(Dataset rows)
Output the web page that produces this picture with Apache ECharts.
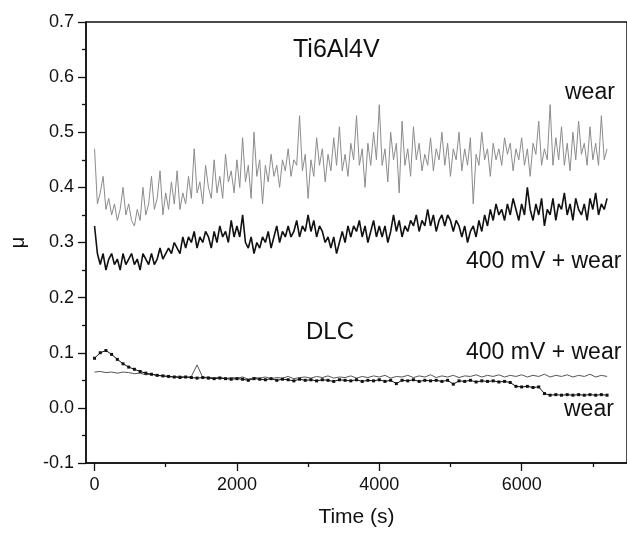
<!DOCTYPE html>
<html>
<head>
<meta charset="utf-8">
<script src="https://cdn.jsdelivr.net/npm/echarts@6/dist/echarts.min.js"></script>
<style>
  html, body { margin: 0; padding: 0; background: #fff; }
  #chart { width: 627px; height: 535px; }
</style>
</head>
<body>
<div id="chart"></div>
<script>
const TI_STEP = 40;
const DLC_STEP = 80;

// Ti6Al4V, wear only (grey)
const tiWear = [
  0.47, 0.37, 0.39, 0.42, 0.36, 0.38, 0.35, 0.37, 0.34, 0.36, 0.40, 0.35, 0.37, 0.34, 0.33, 0.36, 0.34, 0.40, 0.35, 0.37, 0.42, 0.36, 0.38, 0.43, 0.35, 0.39,
  0.36, 0.41, 0.37, 0.43, 0.36, 0.39, 0.37, 0.42, 0.38, 0.47, 0.39, 0.41, 0.37, 0.44, 0.40, 0.38, 0.45, 0.39, 0.42, 0.38, 0.46, 0.41, 0.43, 0.39, 0.45,
  0.40, 0.49, 0.41, 0.44, 0.38, 0.50, 0.42, 0.45, 0.37, 0.44, 0.41, 0.46, 0.42, 0.44, 0.40, 0.45, 0.43, 0.47, 0.42, 0.45, 0.44, 0.53, 0.43, 0.46, 0.38,
  0.45, 0.42, 0.49, 0.44, 0.47, 0.41, 0.46, 0.43, 0.49, 0.44, 0.51, 0.43, 0.46, 0.42, 0.48, 0.45, 0.53, 0.44, 0.47, 0.40, 0.48, 0.44, 0.50, 0.45, 0.55,
  0.44, 0.47, 0.41, 0.50, 0.45, 0.48, 0.39, 0.52, 0.44, 0.47, 0.42, 0.51, 0.45, 0.48, 0.43, 0.46, 0.44, 0.49, 0.43, 0.47, 0.45, 0.50, 0.44, 0.48, 0.42,
  0.47, 0.45, 0.50, 0.43, 0.47, 0.44, 0.49, 0.37, 0.46, 0.44, 0.50, 0.45, 0.47, 0.42, 0.48, 0.45, 0.47, 0.44, 0.49, 0.46, 0.48, 0.43, 0.47, 0.45, 0.49,
  0.44, 0.47, 0.42, 0.48, 0.46, 0.52, 0.44, 0.47, 0.45, 0.55, 0.44, 0.49, 0.45, 0.51, 0.44, 0.48, 0.43, 0.50, 0.45, 0.52, 0.46, 0.48, 0.44, 0.51, 0.45,
  0.48, 0.44, 0.53, 0.45, 0.47
];

// Ti6Al4V, 400 mV + wear (black)
const tiAnodic = [
  0.33, 0.28, 0.26, 0.28, 0.25, 0.27, 0.28, 0.26, 0.27, 0.25, 0.28, 0.26, 0.27, 0.28, 0.26, 0.27, 0.25, 0.28, 0.27, 0.26, 0.28, 0.26, 0.27, 0.29, 0.27, 0.28,
  0.29, 0.28, 0.30, 0.29, 0.28, 0.31, 0.29, 0.31, 0.30, 0.32, 0.29, 0.31, 0.30, 0.32, 0.31, 0.29, 0.32, 0.30, 0.33, 0.31, 0.32, 0.30, 0.34, 0.31, 0.33,
  0.31, 0.35, 0.30, 0.29, 0.31, 0.28, 0.30, 0.29, 0.31, 0.30, 0.32, 0.29, 0.31, 0.33, 0.30, 0.32, 0.31, 0.33, 0.31, 0.32, 0.34, 0.31, 0.33, 0.32, 0.35,
  0.32, 0.34, 0.31, 0.33, 0.32, 0.30, 0.31, 0.29, 0.31, 0.28, 0.30, 0.32, 0.30, 0.33, 0.31, 0.33, 0.32, 0.34, 0.31, 0.33, 0.30, 0.32, 0.34, 0.31, 0.33,
  0.31, 0.33, 0.30, 0.32, 0.35, 0.32, 0.34, 0.31, 0.33, 0.32, 0.34, 0.33, 0.35, 0.32, 0.34, 0.33, 0.36, 0.33, 0.35, 0.32, 0.34, 0.35, 0.33, 0.35, 0.34,
  0.32, 0.34, 0.33, 0.31, 0.33, 0.30, 0.32, 0.33, 0.31, 0.34, 0.32, 0.35, 0.33, 0.36, 0.34, 0.37, 0.35, 0.36, 0.34, 0.37, 0.35, 0.38, 0.36, 0.34, 0.37,
  0.35, 0.40, 0.36, 0.34, 0.37, 0.35, 0.38, 0.33, 0.36, 0.35, 0.38, 0.34, 0.37, 0.36, 0.39, 0.35, 0.37, 0.34, 0.38, 0.36, 0.35, 0.37, 0.34, 0.38, 0.36,
  0.39, 0.35, 0.37, 0.36, 0.38
];

// DLC, 400 mV + wear
const dlcAnodic = [
  0.065, 0.066, 0.064, 0.065, 0.063, 0.065, 0.064, 0.062, 0.063, 0.060, 0.061, 0.059, 0.058,
  0.057, 0.056, 0.058, 0.055, 0.057, 0.078, 0.055, 0.056, 0.054, 0.056, 0.053, 0.055, 0.054,
  0.056, 0.052, 0.055, 0.054, 0.056, 0.053, 0.055, 0.054, 0.057, 0.053, 0.055, 0.056, 0.054,
  0.057, 0.055, 0.058, 0.054, 0.056, 0.055, 0.058, 0.054, 0.057, 0.055, 0.058, 0.056, 0.059,
  0.054, 0.057, 0.056, 0.059, 0.055, 0.058, 0.056, 0.060, 0.055, 0.058, 0.056, 0.059, 0.055,
  0.058, 0.057, 0.060, 0.056, 0.059, 0.057, 0.060, 0.056, 0.059, 0.057, 0.060, 0.056, 0.059,
  0.057, 0.061, 0.056, 0.059, 0.057, 0.060, 0.056, 0.059, 0.057, 0.061, 0.056, 0.059, 0.057
];

// DLC, wear only
const dlcWear = [
  0.090, 0.100, 0.104, 0.097, 0.088, 0.080, 0.074, 0.070, 0.066, 0.063, 0.061, 0.059, 0.058,
  0.057, 0.056, 0.055, 0.056, 0.055, 0.054, 0.055, 0.054, 0.053, 0.054, 0.053, 0.052, 0.053,
  0.052, 0.050, 0.053, 0.052, 0.051, 0.053, 0.050, 0.052, 0.051, 0.049, 0.052, 0.050, 0.051,
  0.049, 0.051, 0.050, 0.048, 0.051, 0.050, 0.049, 0.051, 0.048, 0.050, 0.049, 0.051, 0.048,
  0.050, 0.044, 0.050, 0.049, 0.051, 0.048, 0.050, 0.049, 0.050, 0.048, 0.050, 0.043, 0.049,
  0.048, 0.050, 0.047, 0.049, 0.048, 0.049, 0.047, 0.048, 0.046, 0.039, 0.038, 0.039, 0.037,
  0.038, 0.026, 0.023, 0.024, 0.023, 0.024, 0.023, 0.024, 0.023, 0.024, 0.023, 0.024, 0.023
];

const xMajor = [0, 2000, 4000, 6000];
const xMinor = [1000, 3000, 5000, 7000];

const FONT = '"Liberation Sans", Arial, Helvetica, sans-serif';

const toPairs = (vals, step) => vals.map((v, i) => [i * step, v]);

const chart = echarts.init(document.getElementById('chart'));

const xBase = {
    type: 'value',
    min: -120,
    max: 7480,
    splitLine: { show: false },
}

chart.setOption({
    animation: false,
    backgroundColor: '#fff',
    grid: {
        left: 86,
        top: 22,
        right: -3,
        bottom: 72,
        show: true,
        borderColor: '#111',
        borderWidth: 1.5,
    },
    xAxis: [
        {
            ...xBase,
            name: 'Time (s)',
            nameLocation: 'middle',
            nameGap: 44,
            nameTextStyle: { fontFamily: FONT, fontSize: 21, color: '#111' },
            axisLine: { show: true, onZero: false, lineStyle: { color: '#111', width: 1.5 } },
            axisTick: { customValues: xMajor, length: 8, lineStyle: { color: '#111', width: 1.3 } },
            axisLabel: {
                customValues: xMajor,
                margin: 13,
                fontFamily: FONT,
                fontSize: 18,
                color: '#111',
                formatter: v => String(v),
            },
        },
        {
            ...xBase,
            position: 'bottom',
            axisLine: { show: false, onZero: false },
            axisTick: { customValues: xMinor, length: 4, lineStyle: { color: '#111', width: 1.3 } },
            axisLabel: { show: false },
        }
    ],
    yAxis: {
        type: 'value',
        min: -0.1,
        max: 0.7,
        interval: 0.1,
        name: 'μ',
        nameLocation: 'middle',
        nameGap: 58,
        nameRotate: 90,
        nameTextStyle: { fontFamily: FONT, fontSize: 20, color: '#111' },
        splitLine: { show: false },
        axisLine: { show: true, onZero: false, lineStyle: { color: '#111', width: 1.5 } },
        axisTick: { length: 8, lineStyle: { color: '#111', width: 1.3 } },
        minorTick: { show: true, splitNumber: 2, length: 4, lineStyle: { color: '#111', width: 1.3 } },
        axisLabel: {
            margin: 12,
            fontFamily: FONT,
            fontSize: 18,
            color: '#111',
            formatter: v => v.toFixed(1),
        },
    },
    series: [
        {
            name: 'Ti6Al4V wear',
            type: 'line',
            data: toPairs(tiWear, TI_STEP),
            showSymbol: false,
            lineStyle: { color: '#8c8c8c', width: 1 },
        },
        {
            name: 'Ti6Al4V 400 mV + wear',
            type: 'line',
            data: toPairs(tiAnodic, TI_STEP),
            showSymbol: false,
            lineStyle: { color: '#111', width: 1.6 },
        },
        {
            name: 'DLC 400 mV + wear',
            type: 'line',
            data: toPairs(dlcAnodic, DLC_STEP),
            showSymbol: false,
            lineStyle: { color: '#555', width: 1 },
        },
        {
            name: 'DLC wear',
            type: 'line',
            data: toPairs(dlcWear, DLC_STEP),
            symbol: 'rect',
            symbolSize: 3,
            itemStyle: { color: '#111' },
            lineStyle: { color: '#111', width: 1 },
        },
    ],
    graphic: [
        { type: 'text', x: 293, y: 50, style: { text: 'Ti6Al4V', font: '25px ' + FONT, fill: '#111', verticalAlign: 'middle' } },
        { type: 'text', x: 565, y: 93, style: { text: 'wear', font: '23px ' + FONT, fill: '#111', verticalAlign: 'middle' } },
        { type: 'text', x: 466, y: 262, style: { text: '400 mV + wear', font: '23px ' + FONT, fill: '#111', verticalAlign: 'middle' } },
        { type: 'text', x: 306, y: 332, style: { text: 'DLC', font: '24px ' + FONT, fill: '#111', verticalAlign: 'middle' } },
        { type: 'text', x: 466, y: 353, style: { text: '400 mV + wear', font: '23px ' + FONT, fill: '#111', verticalAlign: 'middle' } },
        { type: 'text', x: 564, y: 410, style: { text: 'wear', font: '23px ' + FONT, fill: '#111', verticalAlign: 'middle' } },
    ],
})
</script>
</body>
</html>
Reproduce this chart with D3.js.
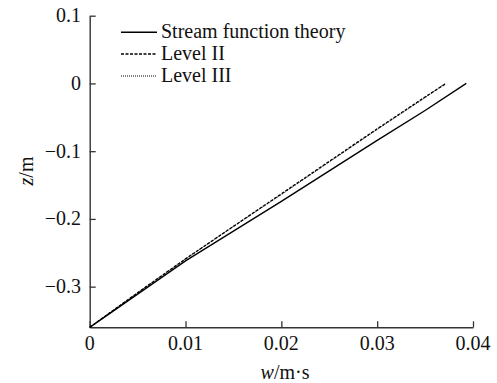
<!DOCTYPE html>
<html>
<head>
<meta charset="utf-8">
<script src="https://cdn.jsdelivr.net/npm/d3@7"></script>
<style>
  html, body { margin: 0; padding: 0; background: #fff; }
  svg { display: block; }
</style>
</head>
<body>
<svg id="chart" width="497" height="383"></svg>
<script>
// Vertical velocity w (m/s) against depth z (m)
const wStream = [0, 0.005, 0.01, 0.015, 0.02, 0.025, 0.03, 0.035, 0.0393];
const zStream = [-0.36, -0.311, -0.262, -0.218, -0.174, -0.129, -0.084, -0.040, 0];

const wLevel2 = [0, 0.005, 0.01, 0.015, 0.02, 0.025, 0.03, 0.035, 0.0372];
const zLevel2 = [-0.36, -0.309, -0.259, -0.211, -0.163, -0.115, -0.067, -0.020, 0];

const wLevel3 = [0, 0.005, 0.01, 0.015, 0.02, 0.025, 0.03, 0.035, 0.0371];
const zLevel3 = [-0.36, -0.309, -0.259, -0.211, -0.164, -0.116, -0.068, -0.021, 0];

const seriesNames = ["Stream function theory", "Level II", "Level III"];
const xTicks = [0, 0.01, 0.02, 0.03, 0.04];
const xTickLabels = ["0", "0.01", "0.02", "0.03", "0.04"];
const yTicks = [0.1, 0, -0.1, -0.2, -0.3];
const yTickLabels = ["0.1", "0", "\u22120.1", "\u22120.2", "\u22120.3"];

const FONT = "'Liberation Serif', 'Times New Roman', Times, serif";

const svg = d3.select("#chart");
const plotLeft = 89.7, plotRight = 473, plotTop = 15.7, plotBottom = 327.3;

const x = d3.scaleLinear().domain([0, 0.04]).range([plotLeft, plotRight]);
const y = d3.scaleLinear().domain([-0.36, 0.1]).range([plotBottom, plotTop]);

const axisColor = "#333";

// Axes with inward ticks
const xAxis = svg.append("g").attr("transform", `translate(0,${plotBottom})`)
  .call(d3.axisTop(x).tickValues(xTicks).tickSize(6).tickSizeOuter(0).tickFormat(""));
const yAxis = svg.append("g").attr("transform", `translate(${plotLeft},0)`)
  .call(d3.axisRight(y).tickValues(yTicks).tickSize(6).tickSizeOuter(0).tickFormat(""));
[xAxis, yAxis].forEach(g => {
  g.selectAll("path.domain").attr("stroke", axisColor).attr("stroke-width", 1.4);
  g.selectAll(".tick line").attr("stroke", axisColor).attr("stroke-width", 1.3);
});

const textLayer = svg.append("g")
  .attr("font-family", FONT)
  .attr("fill", "#111");

// Tick labels
textLayer.append("g").selectAll("text").data(xTicks).join("text")
  .attr("x", d => x(d)).attr("y", 350)
  .attr("text-anchor", "middle").attr("font-size", 20)
  .text((d, i) => xTickLabels[i]);
textLayer.append("g").selectAll("text").data(yTicks).join("text")
  .attr("x", 81).attr("y", d => y(d) + 6.5)
  .attr("text-anchor", "end").attr("font-size", 20)
  .text((d, i) => yTickLabels[i]);

// Axis titles
const xt = textLayer.append("text").attr("x", 285).attr("y", 379)
  .attr("text-anchor", "middle").attr("font-size", 20);
xt.append("tspan").attr("font-style", "italic").text("w");
xt.append("tspan").text("/m\u00b7s");

const yt = textLayer.append("text")
  .attr("transform", "translate(33,171) rotate(-90)")
  .attr("text-anchor", "middle").attr("font-size", 20);
yt.append("tspan").attr("font-style", "italic").text("z");
yt.append("tspan").text("/m");

// Curves
const line = d3.line().x(d => x(d[0])).y(d => y(d[1]));
const series = [
  { w: wStream, z: zStream, dash: null, width: 1.4 },
  { w: wLevel2, z: zLevel2, dash: "3,1.5", width: 1.3 },
  { w: wLevel3, z: zLevel3, dash: "1,1", width: 1.0 }
];
series.forEach(s => {
  svg.append("path")
    .datum(s.w.map((v, i) => [v, s.z[i]]))
    .attr("d", line)
    .attr("fill", "none")
    .attr("stroke", "#000")
    .attr("stroke-width", s.width)
    .attr("stroke-dasharray", s.dash);
});

// Legend
const legY = [32.3, 54, 76];
series.forEach((s, i) => {
  svg.append("line")
    .attr("x1", 121).attr("x2", 157)
    .attr("y1", legY[i]).attr("y2", legY[i])
    .attr("stroke", "#000").attr("stroke-width", s.width)
    .attr("stroke-dasharray", s.dash);
  textLayer.append("text")
    .attr("x", 161).attr("y", legY[i] + 6)
    .attr("font-size", 20)
    .text(seriesNames[i]);
});
</script>
</body>
</html>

- Problem to solve -
Using the data above, extract exactly the lines from the one containing "Reproduce this chart with D3.js." through the one containing "Serif', 'Times New". Pictures are left out.

- Written answer -
Reproduce this chart with D3.js.
<!DOCTYPE html>
<html>
<head>
<meta charset="utf-8">
<script src="https://cdn.jsdelivr.net/npm/d3@7"></script>
<style>
  html, body { margin: 0; padding: 0; background: #fff; }
  svg { display: block; }
</style>
</head>
<body>
<svg id="chart" width="497" height="383"></svg>
<script>
// Vertical velocity w (m/s) against depth z (m)
const wStream = [0, 0.005, 0.01, 0.015, 0.02, 0.025, 0.03, 0.035, 0.0393];
const zStream = [-0.36, -0.311, -0.262, -0.218, -0.174, -0.129, -0.084, -0.040, 0];

const wLevel2 = [0, 0.005, 0.01, 0.015, 0.02, 0.025, 0.03, 0.035, 0.0372];
const zLevel2 = [-0.36, -0.309, -0.259, -0.211, -0.163, -0.115, -0.067, -0.020, 0];

const wLevel3 = [0, 0.005, 0.01, 0.015, 0.02, 0.025, 0.03, 0.035, 0.0371];
const zLevel3 = [-0.36, -0.309, -0.259, -0.211, -0.164, -0.116, -0.068, -0.021, 0];

const seriesNames = ["Stream function theory", "Level II", "Level III"];
const xTicks = [0, 0.01, 0.02, 0.03, 0.04];
const xTickLabels = ["0", "0.01", "0.02", "0.03", "0.04"];
const yTicks = [0.1, 0, -0.1, -0.2, -0.3];
const yTickLabels = ["0.1", "0", "\u22120.1", "\u22120.2", "\u22120.3"];

const FONT = "'Liberation Serif', 'Times New Roman', Times, serif";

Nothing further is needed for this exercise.